The August 29th issue of Jinja Shinpō had an article written by the chief priest of a jinja in Shiga Prefecture in response to the articles about sacred forests. The jinja is in a town, facing onto the main road through it; the precincts cover about a hectare, and there is a good forest, including a keyaki (Japanese zelkova) with a trunk 4.5 metres in circumference. The woodland is designated by the city as a protected woodland, and people often visit it.
However, maintenance is a major task.
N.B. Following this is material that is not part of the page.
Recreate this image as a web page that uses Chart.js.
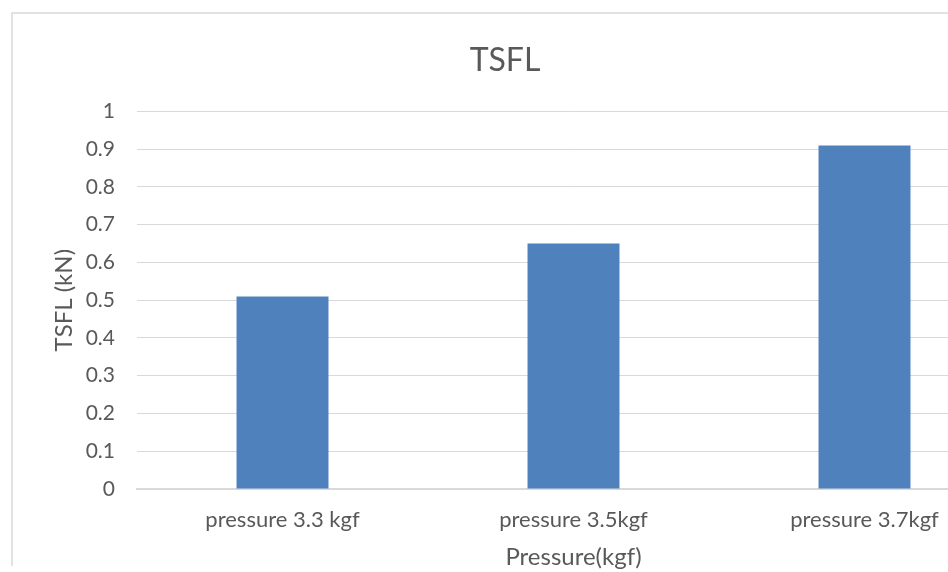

The trees drop leaves on the surroundings almost all year round, and they need to be cleared up. (Apparently, camphor trees (kusunoki) start dropping their leaves at the end of March, while cherry trees do so in August, and then all the other trees get started for autumn.) The adherents’ women’s group come three times a month to do a big clean, and the other ujiko and sōdai also help out, but the chief priest still has to do a lot of sweeping.
The problems do not end once the leaves have been swept up. Disposing of them as rubbish at the municipal tip costs ¥15,000 per ton (about $100 per ton at the moment). Apparently, being designated as a protected area does not come with an exemption from, or even subsidy for, those fees. The alternative would be to burn the leaves, but that, he has been told by the local police, is illegal.
Thus, he says, what he really wants to hear is some advice on how to deal with the fallen leaves, because they are a major headache for him, and doubtless for other chief priests of jinja in urban areas.